Unijny szczyt zaapeluje dziś o stworzenie jednolitego nadzoru bankowego dla strefy euro, do którego mogłyby dołączyć kraje nieposługujące się jeszcze wspólną walutą.
W projekcie wniosków na szczyt, które były przedmiotem dyskusji przywódców wczoraj wieczorem w Brukseli, znalazł się zapis o konieczności zapewnienia „zrównoważonego traktowania oraz reprezentacji zarówno państw euro, jak i spoza euro". Ostateczna wersja będzie przyjęta w piątek, ale polityczne poparcie dla takiego apelu jest już powszechne.
Szansa na zrównanie
To poważna zmiana w stosunku do wstępnej propozycji Komisji Europejskiej przedstawionej we wrześniu, którą sekretarz stanu ds. europejskich Piotr Serafin określił mianem „zero praw, wszystkie obowiązki". – Mam wrażenie, że jest szansa na zrównanie – mówił Serafin na kilka godzin przed rozpoczęciem szczytu.

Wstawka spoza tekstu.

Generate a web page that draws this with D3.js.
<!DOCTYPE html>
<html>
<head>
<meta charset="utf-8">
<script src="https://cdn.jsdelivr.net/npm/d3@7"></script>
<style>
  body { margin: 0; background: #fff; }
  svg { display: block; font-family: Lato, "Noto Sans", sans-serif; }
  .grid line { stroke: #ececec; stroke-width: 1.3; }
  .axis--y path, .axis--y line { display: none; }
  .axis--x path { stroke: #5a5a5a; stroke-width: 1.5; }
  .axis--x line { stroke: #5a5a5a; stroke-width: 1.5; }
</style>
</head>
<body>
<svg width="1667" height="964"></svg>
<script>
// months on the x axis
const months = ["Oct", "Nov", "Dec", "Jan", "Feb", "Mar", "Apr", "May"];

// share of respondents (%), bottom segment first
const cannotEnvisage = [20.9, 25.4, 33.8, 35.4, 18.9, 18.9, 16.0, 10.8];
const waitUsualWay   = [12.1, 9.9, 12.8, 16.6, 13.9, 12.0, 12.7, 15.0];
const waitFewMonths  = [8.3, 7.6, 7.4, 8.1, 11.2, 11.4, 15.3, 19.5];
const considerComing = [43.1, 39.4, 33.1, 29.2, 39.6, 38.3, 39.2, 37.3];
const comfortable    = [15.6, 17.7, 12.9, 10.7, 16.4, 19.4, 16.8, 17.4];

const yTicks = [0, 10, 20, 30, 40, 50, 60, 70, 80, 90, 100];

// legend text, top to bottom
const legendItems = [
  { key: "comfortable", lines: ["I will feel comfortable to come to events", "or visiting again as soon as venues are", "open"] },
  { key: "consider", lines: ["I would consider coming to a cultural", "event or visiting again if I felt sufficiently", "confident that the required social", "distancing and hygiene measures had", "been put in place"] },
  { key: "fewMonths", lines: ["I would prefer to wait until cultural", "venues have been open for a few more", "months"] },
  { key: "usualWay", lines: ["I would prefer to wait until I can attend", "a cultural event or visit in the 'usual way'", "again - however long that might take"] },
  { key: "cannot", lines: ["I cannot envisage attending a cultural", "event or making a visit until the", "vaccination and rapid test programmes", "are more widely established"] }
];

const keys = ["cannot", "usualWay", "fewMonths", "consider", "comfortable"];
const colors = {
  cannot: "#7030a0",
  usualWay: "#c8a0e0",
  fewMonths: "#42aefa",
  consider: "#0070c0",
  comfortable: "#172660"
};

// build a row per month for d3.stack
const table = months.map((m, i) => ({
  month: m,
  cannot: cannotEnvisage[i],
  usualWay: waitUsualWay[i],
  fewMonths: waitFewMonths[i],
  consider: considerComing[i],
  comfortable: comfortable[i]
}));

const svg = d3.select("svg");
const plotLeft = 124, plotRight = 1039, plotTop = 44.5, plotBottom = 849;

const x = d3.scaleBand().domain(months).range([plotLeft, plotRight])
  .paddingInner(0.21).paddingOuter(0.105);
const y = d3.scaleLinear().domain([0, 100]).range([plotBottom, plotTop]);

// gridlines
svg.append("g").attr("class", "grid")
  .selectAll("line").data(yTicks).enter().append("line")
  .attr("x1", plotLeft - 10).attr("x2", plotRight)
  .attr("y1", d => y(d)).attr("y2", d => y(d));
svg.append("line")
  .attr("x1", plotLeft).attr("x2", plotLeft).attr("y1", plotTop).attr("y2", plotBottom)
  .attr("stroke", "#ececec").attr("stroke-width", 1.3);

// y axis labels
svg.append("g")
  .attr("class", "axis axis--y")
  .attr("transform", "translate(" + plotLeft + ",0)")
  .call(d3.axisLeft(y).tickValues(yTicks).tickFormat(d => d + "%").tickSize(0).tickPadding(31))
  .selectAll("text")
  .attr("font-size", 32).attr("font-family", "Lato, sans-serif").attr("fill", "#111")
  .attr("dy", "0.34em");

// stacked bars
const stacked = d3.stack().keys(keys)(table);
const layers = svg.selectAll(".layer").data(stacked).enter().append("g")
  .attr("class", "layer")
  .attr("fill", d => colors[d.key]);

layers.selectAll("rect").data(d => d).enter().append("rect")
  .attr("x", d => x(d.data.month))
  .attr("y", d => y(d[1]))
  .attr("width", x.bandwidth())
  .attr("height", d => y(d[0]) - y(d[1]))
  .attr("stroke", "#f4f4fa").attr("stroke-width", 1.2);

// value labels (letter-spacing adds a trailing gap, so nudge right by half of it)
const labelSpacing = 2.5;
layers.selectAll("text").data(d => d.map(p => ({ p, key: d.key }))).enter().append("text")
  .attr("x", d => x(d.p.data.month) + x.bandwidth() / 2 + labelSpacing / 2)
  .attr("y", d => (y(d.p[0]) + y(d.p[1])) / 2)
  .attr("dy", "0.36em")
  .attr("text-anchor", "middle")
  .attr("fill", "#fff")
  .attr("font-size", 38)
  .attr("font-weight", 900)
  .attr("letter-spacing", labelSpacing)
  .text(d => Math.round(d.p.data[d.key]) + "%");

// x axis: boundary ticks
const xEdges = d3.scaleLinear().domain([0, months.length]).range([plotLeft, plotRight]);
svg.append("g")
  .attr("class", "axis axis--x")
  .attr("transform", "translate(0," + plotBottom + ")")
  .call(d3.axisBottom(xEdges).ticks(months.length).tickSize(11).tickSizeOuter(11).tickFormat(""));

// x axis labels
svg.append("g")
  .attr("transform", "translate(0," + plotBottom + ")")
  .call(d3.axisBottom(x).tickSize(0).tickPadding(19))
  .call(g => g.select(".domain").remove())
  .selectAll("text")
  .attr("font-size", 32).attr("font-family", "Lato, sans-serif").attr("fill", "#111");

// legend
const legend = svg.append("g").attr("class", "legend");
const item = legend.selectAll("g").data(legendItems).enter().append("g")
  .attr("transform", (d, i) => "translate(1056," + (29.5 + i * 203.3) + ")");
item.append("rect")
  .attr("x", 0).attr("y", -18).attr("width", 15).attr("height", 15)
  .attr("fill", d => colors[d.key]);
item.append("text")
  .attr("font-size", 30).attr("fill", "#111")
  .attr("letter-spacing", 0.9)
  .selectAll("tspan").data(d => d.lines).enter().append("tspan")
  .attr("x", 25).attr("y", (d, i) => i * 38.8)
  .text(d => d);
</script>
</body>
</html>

Polska delegacja jest zadowolona, że postulat państw spoza strefy euro został potraktowany poważnie. Nie tylko w ogólnych deklaracjach polityków, ale też poprzez fakt, że prawnicy zostali zobligowani do szczegółowego zajęcia się tą sprawą. Widać już jednak, że jego realizacja nie będzie łatwa.
Pierwsze wnioski zostały zawarte w analizie przygotowanej przez służby prawne Rady UE, o której napisał wczoraj dziennik „Financial Times". Zwraca ona uwagę, że w Europejskim Banku Centralnym, gdzie ma zostać zlokalizowany nowy nadzór, organem decyzyjnym jest Rada Prezesów, w skład której mogą wchodzić tylko przedstawiciele państw strefy euro. Można oczywiście stworzyć osobny organ z udziałem pozostałych państw – radę nadzoru bankowego – ale ona nie będzie miała prawa do podejmowania decyzji. Czyli będzie mogła przygotować projekt decyzji, którą ostatecznie podejmie Rada Prezesów.